Archie is coming today. It is always good to see him. He has been on a brief tour, with a school party, of sites connected with WW II – Normandy beaches, Berlin, Auschwitz. I'll go pick him up at school at midday and look forward to being the first to hear about it as we drive back for lunch. Then, somewhere in what might be called the middle of the night, he'll get up and get a taxi to the airport (I don't mind early, but this one is ridiculous) to go to Athens for the Easter holiday.
I had occasion yesterday to boot up my husband's old DOS-based computer in search of a file which had somehow got left behind. (I found it.) Do you remember how fast computers were in the old days? It was almost like turning on a light.
Thank you for your help with my struggles.
I've just been watching the YouTube video of the German short-row which you recommend, Judy. It's most impressive. I'll Evernote it for future use. But it won't help here. My rounds are all full-length – it's just that at the end of each one of them, I turn around and go haring off in the other direction. The wrap holds the whole thing together in a circle.
Cam, I was very interested in the very lucid explanation you took the trouble to write out for me (comment yesterday). At first I thought, this won't do, because it involves TWO stitches, with one or the other being wrapped and turned-on in alternate rounds. I've only got one, the centre stitch of the fourth corner, with a lattice ladder on either side of it formed by YO's on alternate rounds. Those YO's are at the heart of my difficulty.
I think what I'm going to try today, when I get back there, is to add another stitch (so that there are a pair of them up the centre of the fourth-corner mitre) and do it Cam's way.
After all that night-time cogitation mentioned yesterday I decided to do each turn by knitting the stitch, when I first arrive on the scene, then turning, then slipping it back and wrapping, then slipping it back again and knitting forward. Observing myself doing this, I discovered that the YO tends to get slack during any subsequent struggles with wrapping and turning. I think that accounts for a great deal of the untidiness in that corner. So I decided that, for that corner only, I will always do the YO after wrapping and turning. With Cam's system, the wrapped stitch will always be one stitch away from the YO (I think) which should work even better.

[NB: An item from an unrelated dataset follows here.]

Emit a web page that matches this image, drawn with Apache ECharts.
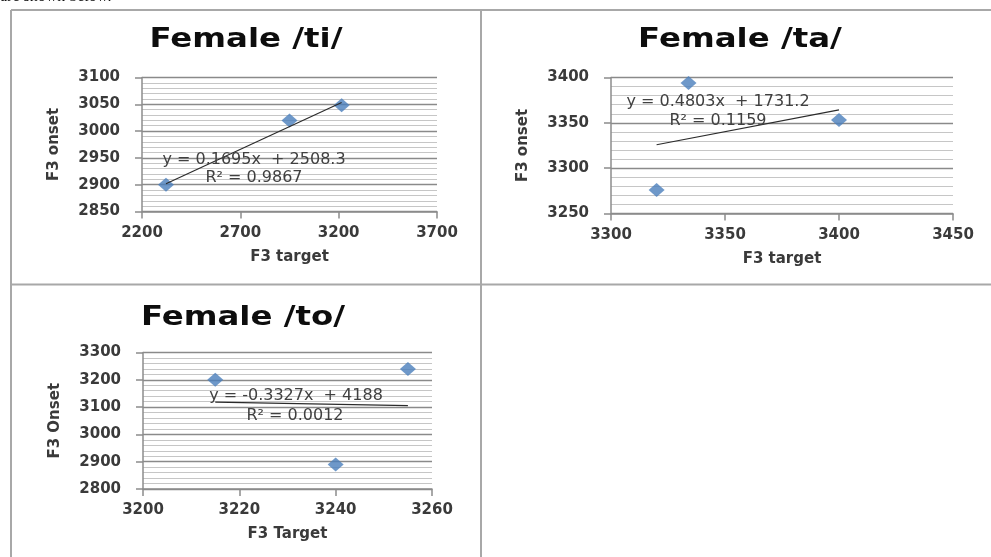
<!DOCTYPE html>
<html>
<head>
<meta charset="utf-8">
<script src="https://cdn.jsdelivr.net/npm/echarts@6/dist/echarts.min.js"></script>
<style>
  html, body { margin: 0; padding: 0; background: #fff; }
  #chart { width: 991px; height: 557px; }
</style>
</head>
<body>
<div id="chart"></div>
<script>
// Female /ti/
var tiTarget = [2322, 2950, 3215];
var tiOnset = [2900, 3020, 3048];
var tiFit = { slope: 0.1695, intercept: 2508.3, r2: '0.9867' };

// Female /ta/
var taTarget = [3320, 3334, 3400];
var taOnset = [3276, 3394, 3353];
var taFit = { slope: 0.4803, intercept: 1731.2, r2: '0.1159' };

// Female /to/
var toTarget = [3215, 3240, 3255];
var toOnset = [3200, 2890, 3240];
var toFit = { slope: -0.3327, intercept: 4188, r2: '0.0012' };

// Axis ranges and tick steps
var tiX = { min: 2200, max: 3700, step: 500 }, tiY = { min: 2850, max: 3100, step: 50 };
var taX = { min: 3300, max: 3450, step: 50 },  taY = { min: 3250, max: 3400, step: 50 };
var toX = { min: 3200, max: 3260, step: 20 },  toY = { min: 2800, max: 3300, step: 100 };

var LABEL_FONT = 'DejaVu Sans';
var INK = '#3a3a3a';
var AXIS_GREY = '#8c8c8c';

function pairs(xs, ys) { return xs.map(function (x, i) { return [x, ys[i]]; }); }

// Trendline from the stated equation, across the range of the data
function fitLine(xs, fit) {
  var lo = Math.min.apply(null, xs), hi = Math.max.apply(null, xs);
  return [[lo, fit.slope * lo + fit.intercept], [hi, fit.slope * hi + fit.intercept]];
}

function eqText(fit) {
  var s = fit.slope < 0 ? '-' + Math.abs(fit.slope) : String(fit.slope);
  return 'y = ' + s + 'x  + ' + fit.intercept;
}

function plain(v) { return String(v); }

function xAxisOf(r, idx, name) {
  return {
    type: 'value', gridIndex: idx, min: r.min, max: r.max, interval: r.step,
    name: name, nameLocation: 'middle', nameGap: 38,
    nameTextStyle: { fontFamily: LABEL_FONT, fontWeight: 'bold', fontSize: 15, color: INK },
    axisLine: { show: true, onZero: false, lineStyle: { color: AXIS_GREY, width: 1.5 } },
    axisTick: { show: true, inside: false, length: 7, lineStyle: { color: AXIS_GREY, width: 1.5 } },
    axisLabel: { margin: 14, fontFamily: LABEL_FONT, fontWeight: 'bold', fontSize: 15, color: INK, formatter: plain },
    splitLine: { show: false }
  };
}

function yAxisOf(r, idx, name) {
  return {
    type: 'value', gridIndex: idx, min: r.min, max: r.max, interval: r.step,
    name: name, nameLocation: 'middle', nameGap: 80,
    nameTextStyle: { fontFamily: LABEL_FONT, fontWeight: 'bold', fontSize: 15, color: INK },
    axisLine: { show: true, onZero: false, lineStyle: { color: AXIS_GREY, width: 1.5 } },
    axisTick: { show: true, inside: false, length: 7, lineStyle: { color: AXIS_GREY, width: 1.5 } },
    axisLabel: { margin: 22, fontFamily: LABEL_FONT, fontWeight: 'bold', fontSize: 15, color: INK, formatter: plain },
    splitLine: { show: true, lineStyle: { color: '#8a8a8a', width: 1.3 } },
    minorTick: { show: false, splitNumber: 5 },
    minorSplitLine: { show: true, lineStyle: { color: '#c6c6c6', width: 1 } }
  };
}

function scatterOf(idx, xs, ys) {
  return {
    type: 'scatter', xAxisIndex: idx, yAxisIndex: idx,
    symbol: 'diamond', symbolSize: [16, 14],
    itemStyle: { color: '#4a7ebb' },
    data: pairs(xs, ys), z: 3
  };
}

function trendOf(idx, xs, fit) {
  return {
    type: 'line', xAxisIndex: idx, yAxisIndex: idx,
    symbol: 'none', silent: true,
    lineStyle: { color: '#2b2b2b', width: 1.2 },
    data: fitLine(xs, fit), z: 4
  };
}

function text(x, y, str, style, scaleX) {
  return {
    type: 'text', x: x, y: y, scaleX: scaleX || 1, silent: true, z: 10,
    style: Object.assign({
      text: str, align: 'center', verticalAlign: 'middle',
      fill: '#404040', font: '15px "DejaVu Sans"'
    }, style || {})
  };
}

function rule(x1, y1, x2, y2) {
  return {
    type: 'line', silent: true,
    shape: { x1: x1, y1: y1, x2: x2, y2: y2 },
    style: { stroke: '#a8a8a8', lineWidth: 2 }
  };
}

var TITLE_FONT = 'bold 27px "DejaVu Sans"';
var EQ_FONT = '16px "DejaVu Sans"';
var TITLE_STRETCH = 1.2;

var chart = echarts.init(document.getElementById('chart'), null, { renderer: 'canvas' });
chart.setOption({
  backgroundColor: '#ffffff',
  animation: false,
  grid: [
    { left: 142, top: 77.5, width: 295, height: 134 },
    { left: 611, top: 77.5, width: 342, height: 136 },
    { left: 143, top: 352.5, width: 289, height: 136.5 }
  ],
  xAxis: [
    xAxisOf(tiX, 0, 'F3 target'),
    xAxisOf(taX, 1, 'F3 target'),
    xAxisOf(toX, 2, 'F3 Target')
  ],
  yAxis: [
    yAxisOf(tiY, 0, 'F3 onset'),
    yAxisOf(taY, 1, 'F3 onset'),
    yAxisOf(toY, 2, 'F3 Onset')
  ],
  series: [
    scatterOf(0, tiTarget, tiOnset), trendOf(0, tiTarget, tiFit),
    scatterOf(1, taTarget, taOnset), trendOf(1, taTarget, taFit),
    scatterOf(2, toTarget, toOnset), trendOf(2, toTarget, toFit)
  ],
  graphic: [
    // sentence above the figure, cut by the top edge
    text(0, 5, 'are shown below.', { align: 'left', verticalAlign: 'bottom', fill: '#111', font: '16px "Liberation Serif"' }),
    // panel frames
    rule(11, 10, 991, 10),
    rule(11, 284.5, 991, 284.5),
    rule(11, 10, 11, 557),
    rule(481, 10, 481, 557),
    // titles
    text(246, 40, 'Female /ti/', { font: TITLE_FONT, fill: '#0d0d0d' }, TITLE_STRETCH),
    text(740, 40, 'Female /ta/', { font: TITLE_FONT, fill: '#0d0d0d' }, TITLE_STRETCH),
    text(243, 318, 'Female /to/', { font: TITLE_FONT, fill: '#0d0d0d' }, TITLE_STRETCH),
    // trendline equations
    text(254, 160, eqText(tiFit), { font: EQ_FONT }),
    text(254, 178, 'R\u00b2 = ' + tiFit.r2, { font: EQ_FONT }),
    text(718, 102, eqText(taFit), { font: EQ_FONT }),
    text(718, 121, 'R\u00b2 = ' + taFit.r2, { font: EQ_FONT }),
    text(296, 396, eqText(toFit), { font: EQ_FONT }),
    text(295, 416, 'R\u00b2 = ' + toFit.r2, { font: EQ_FONT })
  ]
});
</script>
</body>
</html>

I flipped through Knit One, Knit All before putting it back on the shelf, but found no help there. It's odd – isn't it odd? – that EZ never seems to have addressed this problem. She was ideally qualified – she loved garter stitch, she loved knitting in the round, she wasn't at all keen on purling, she brought an engineer's intelligence to the problems of knitting, she wasn't afraid to “unvent” a method never used before. There are all manner of ingenious construction methods in that book, as elsewhere in her work, but no garter stitch in the round.
Meanwhile I've reached round 19 of 136. It's a start. The border pattern consists of six rows of lozenge-shaped motifs, each row different, all framed by an all-over lattice formed by k3tog's. I've finished the first row of motifs, started the second – they're bigger, this time, but mercifully light on k3tog – and the lattice has just closed over the head of the first row of motifs.